Limitation of certain prosecutions

8. The Principal Act is amended by the insertion of the following sections after section 7:

“Limitation of certain prosecutions

7A. An undertaking shall not be prosecuted for an offence under section 6 unless the offence—

(a) relates to agreements between undertakings, decisions by associations of undertakings or concerted practices, and

(b) involves—

(i) price fixing,

(ii) market sharing,

(iii) output restrictions,

(iv) bid-rigging,

(v) collective boycott agreements,

(vi) sharing information concerning future prices and future quantities of production, or

(vii) restricting the ability of undertakings to carry out research and development or to continue to use their own technology for future research and development.
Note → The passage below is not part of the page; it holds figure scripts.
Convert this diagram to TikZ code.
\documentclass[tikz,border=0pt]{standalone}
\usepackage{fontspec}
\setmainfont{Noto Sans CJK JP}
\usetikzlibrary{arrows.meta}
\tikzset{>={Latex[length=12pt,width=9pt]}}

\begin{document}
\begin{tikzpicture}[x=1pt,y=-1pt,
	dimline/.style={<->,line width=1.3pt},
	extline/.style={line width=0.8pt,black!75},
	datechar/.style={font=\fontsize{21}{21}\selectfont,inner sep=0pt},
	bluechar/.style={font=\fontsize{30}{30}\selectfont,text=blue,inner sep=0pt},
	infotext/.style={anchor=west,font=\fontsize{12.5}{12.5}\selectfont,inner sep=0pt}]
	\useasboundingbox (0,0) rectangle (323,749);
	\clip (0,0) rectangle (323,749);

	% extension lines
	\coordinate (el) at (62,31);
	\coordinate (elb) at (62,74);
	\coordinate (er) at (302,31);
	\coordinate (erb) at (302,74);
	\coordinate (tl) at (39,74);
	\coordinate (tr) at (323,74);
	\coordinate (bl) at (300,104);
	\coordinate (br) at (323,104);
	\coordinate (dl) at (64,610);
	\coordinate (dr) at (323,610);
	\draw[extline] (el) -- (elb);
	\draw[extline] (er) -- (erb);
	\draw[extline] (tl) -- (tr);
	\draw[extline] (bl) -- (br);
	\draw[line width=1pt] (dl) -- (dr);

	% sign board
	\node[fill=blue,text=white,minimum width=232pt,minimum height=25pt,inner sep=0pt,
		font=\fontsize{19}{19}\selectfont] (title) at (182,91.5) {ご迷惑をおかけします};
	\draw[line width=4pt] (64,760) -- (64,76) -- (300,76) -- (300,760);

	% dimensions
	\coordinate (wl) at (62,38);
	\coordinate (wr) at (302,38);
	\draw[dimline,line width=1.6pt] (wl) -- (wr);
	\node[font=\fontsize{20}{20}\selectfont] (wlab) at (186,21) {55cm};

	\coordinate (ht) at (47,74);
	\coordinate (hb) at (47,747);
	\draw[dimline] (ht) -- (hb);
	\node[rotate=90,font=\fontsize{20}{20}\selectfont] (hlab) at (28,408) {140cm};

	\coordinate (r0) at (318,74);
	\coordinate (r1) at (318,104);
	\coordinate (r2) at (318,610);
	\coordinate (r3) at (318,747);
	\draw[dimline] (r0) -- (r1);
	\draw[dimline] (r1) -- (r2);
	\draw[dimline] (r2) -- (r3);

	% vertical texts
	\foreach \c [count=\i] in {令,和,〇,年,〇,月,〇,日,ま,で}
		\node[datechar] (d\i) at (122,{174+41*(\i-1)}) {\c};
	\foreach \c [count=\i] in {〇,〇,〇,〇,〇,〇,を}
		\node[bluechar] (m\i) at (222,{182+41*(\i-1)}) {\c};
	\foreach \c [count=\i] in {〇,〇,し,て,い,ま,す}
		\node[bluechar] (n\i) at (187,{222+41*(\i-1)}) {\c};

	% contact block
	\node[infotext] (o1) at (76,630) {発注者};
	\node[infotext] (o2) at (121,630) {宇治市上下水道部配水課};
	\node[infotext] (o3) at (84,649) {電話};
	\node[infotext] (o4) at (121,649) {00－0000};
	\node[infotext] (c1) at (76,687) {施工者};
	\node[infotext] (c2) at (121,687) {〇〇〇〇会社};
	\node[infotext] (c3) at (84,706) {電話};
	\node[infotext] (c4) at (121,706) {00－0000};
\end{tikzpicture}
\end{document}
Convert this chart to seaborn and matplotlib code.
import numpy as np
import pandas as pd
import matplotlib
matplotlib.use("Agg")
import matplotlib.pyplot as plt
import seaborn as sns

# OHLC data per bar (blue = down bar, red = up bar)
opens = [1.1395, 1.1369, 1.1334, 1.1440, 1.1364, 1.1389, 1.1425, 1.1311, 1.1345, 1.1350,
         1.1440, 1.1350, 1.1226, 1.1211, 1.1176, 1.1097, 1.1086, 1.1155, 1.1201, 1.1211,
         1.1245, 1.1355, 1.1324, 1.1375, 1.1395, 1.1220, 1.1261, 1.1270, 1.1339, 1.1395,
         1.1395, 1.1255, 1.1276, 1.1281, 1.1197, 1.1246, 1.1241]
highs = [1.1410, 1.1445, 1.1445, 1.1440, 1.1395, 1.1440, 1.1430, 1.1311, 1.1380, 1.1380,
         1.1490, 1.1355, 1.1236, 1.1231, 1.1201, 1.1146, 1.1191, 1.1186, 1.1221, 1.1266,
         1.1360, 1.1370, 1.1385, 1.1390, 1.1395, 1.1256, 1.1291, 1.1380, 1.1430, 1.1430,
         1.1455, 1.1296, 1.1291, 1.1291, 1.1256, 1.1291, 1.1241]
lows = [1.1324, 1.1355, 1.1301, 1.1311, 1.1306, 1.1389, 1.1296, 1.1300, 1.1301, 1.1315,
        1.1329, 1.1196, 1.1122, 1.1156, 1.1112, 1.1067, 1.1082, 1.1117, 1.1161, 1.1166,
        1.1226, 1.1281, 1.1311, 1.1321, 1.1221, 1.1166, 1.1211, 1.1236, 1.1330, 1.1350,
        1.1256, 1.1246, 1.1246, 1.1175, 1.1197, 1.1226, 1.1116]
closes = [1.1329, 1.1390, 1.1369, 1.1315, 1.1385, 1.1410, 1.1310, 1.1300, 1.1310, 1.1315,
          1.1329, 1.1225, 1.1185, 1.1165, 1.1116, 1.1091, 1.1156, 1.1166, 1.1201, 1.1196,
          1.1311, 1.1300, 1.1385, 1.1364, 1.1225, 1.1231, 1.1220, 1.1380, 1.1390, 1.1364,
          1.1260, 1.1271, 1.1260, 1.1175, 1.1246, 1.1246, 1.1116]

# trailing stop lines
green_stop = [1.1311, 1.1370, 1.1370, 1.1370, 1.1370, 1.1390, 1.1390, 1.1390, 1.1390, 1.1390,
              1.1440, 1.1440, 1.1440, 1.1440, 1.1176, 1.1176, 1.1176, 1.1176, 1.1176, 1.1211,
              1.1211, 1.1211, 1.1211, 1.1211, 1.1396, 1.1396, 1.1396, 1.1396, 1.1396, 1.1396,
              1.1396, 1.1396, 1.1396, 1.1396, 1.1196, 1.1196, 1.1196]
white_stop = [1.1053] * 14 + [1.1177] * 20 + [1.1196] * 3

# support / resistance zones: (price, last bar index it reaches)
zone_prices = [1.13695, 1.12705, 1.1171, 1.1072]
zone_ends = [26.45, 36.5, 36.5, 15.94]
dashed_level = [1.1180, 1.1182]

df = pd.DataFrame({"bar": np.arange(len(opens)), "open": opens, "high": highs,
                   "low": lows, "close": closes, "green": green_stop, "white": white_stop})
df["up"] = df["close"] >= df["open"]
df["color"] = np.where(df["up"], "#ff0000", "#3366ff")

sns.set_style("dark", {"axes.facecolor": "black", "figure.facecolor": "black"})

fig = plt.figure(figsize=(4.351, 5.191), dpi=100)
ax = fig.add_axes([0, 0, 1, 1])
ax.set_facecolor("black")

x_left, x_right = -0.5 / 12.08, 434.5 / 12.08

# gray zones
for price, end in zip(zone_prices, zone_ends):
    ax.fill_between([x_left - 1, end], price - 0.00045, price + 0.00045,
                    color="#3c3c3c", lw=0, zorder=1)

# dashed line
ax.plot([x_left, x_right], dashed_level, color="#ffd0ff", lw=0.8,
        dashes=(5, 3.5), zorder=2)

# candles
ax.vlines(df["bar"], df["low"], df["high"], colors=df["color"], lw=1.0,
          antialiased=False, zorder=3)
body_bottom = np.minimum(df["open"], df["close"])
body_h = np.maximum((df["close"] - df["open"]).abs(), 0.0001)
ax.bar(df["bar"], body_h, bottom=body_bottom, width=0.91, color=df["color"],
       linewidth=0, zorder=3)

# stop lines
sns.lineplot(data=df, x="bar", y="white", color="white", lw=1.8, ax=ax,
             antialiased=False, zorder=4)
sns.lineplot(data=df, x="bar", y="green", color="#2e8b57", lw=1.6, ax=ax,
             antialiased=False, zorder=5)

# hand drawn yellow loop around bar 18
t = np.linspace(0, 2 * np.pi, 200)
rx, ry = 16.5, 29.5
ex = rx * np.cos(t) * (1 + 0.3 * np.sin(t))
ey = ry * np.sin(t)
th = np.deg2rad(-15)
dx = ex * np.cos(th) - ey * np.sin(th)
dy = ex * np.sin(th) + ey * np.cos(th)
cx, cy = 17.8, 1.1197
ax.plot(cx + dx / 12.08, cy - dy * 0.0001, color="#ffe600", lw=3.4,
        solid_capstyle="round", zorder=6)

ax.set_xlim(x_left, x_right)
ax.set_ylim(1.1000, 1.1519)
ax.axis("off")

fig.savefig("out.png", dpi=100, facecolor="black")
Defences - administrative proceedings

7B. (1) In administrative proceedings in respect of a breach of section 4 or Article 101 of the Treaty on the Functioning of the European Union—

(a) it shall be presumed that an agreement between competing undertakings, a decision made by an association of competing undertakings or a concerted practice engaged in by competing undertakings the purpose of which is to—

(i) directly or indirectly fix prices with respect to the provision of goods or services to persons not party to the agreement, decision or concerted practice,

(ii) engage in bid-rigging,

(iii) limit output or sales, or

(iv) share markets or customers,

has as its object the prevention, restriction or distortion of competition in trade in any goods or services in the State or in any part of the State or within the common market, as the case may be, unless the defendant proves otherwise,

(b) it shall be a good defence to prove that the agreement, decision or concerted practice in question did not contravene that prohibition by virtue of section 4(2), and

(c) in which it is alleged that an agreement, decision or concerted practice contravened the prohibition in Article 101(1) of the Treaty on the Functioning of the European Union, it shall be a good defence to prove that—

(i) there was in force, at the material time, in respect of the particular agreement, decision or concerted practice an exemption granted by the European Commission pursuant to Article 101(3) of the Treaty on the Functioning of the European Union,

(ii) at the material time the agreement, decision or concerted practice benefited from the terms of an exemption provided for by, or granted under, a regulation made by the Council or the European Commission pursuant to Article 101(3) of the Treaty on the Functioning of the European Union, or

(iii) the agreement, decision or concerted practice did not contravene that prohibition by virtue of Article 101(3) of the Treaty on the Functioning of the European Union.

(2) In administrative proceedings in respect of a breach of section 4 or 5 or of Article 101 or Article 102 of the Treaty on the Functioning of the European Union—

(a) it shall be a good defence to prove that the act concerned was done pursuant to a determination made or a direction given by a statutory body, and

(b) for the purpose of determining liability, any act done by an officer or an employee of an undertaking for the purposes of, or in connection with, the business or affairs of the undertaking shall be regarded as an act done by the undertaking.

(3) In this section—

‘administrative proceedings’ means proceedings, including proceedings before an adjudication officer or court, relating to any of the following:

(a) a prohibition notice;

(b) a statement of objections under section 15L;

(c) a referral to an adjudication officer under section 15M;

(d) administrative sanctions;

‘competing undertakings’ means undertakings that provide or are capable of providing goods or services to the same purchaser or purchasers.”.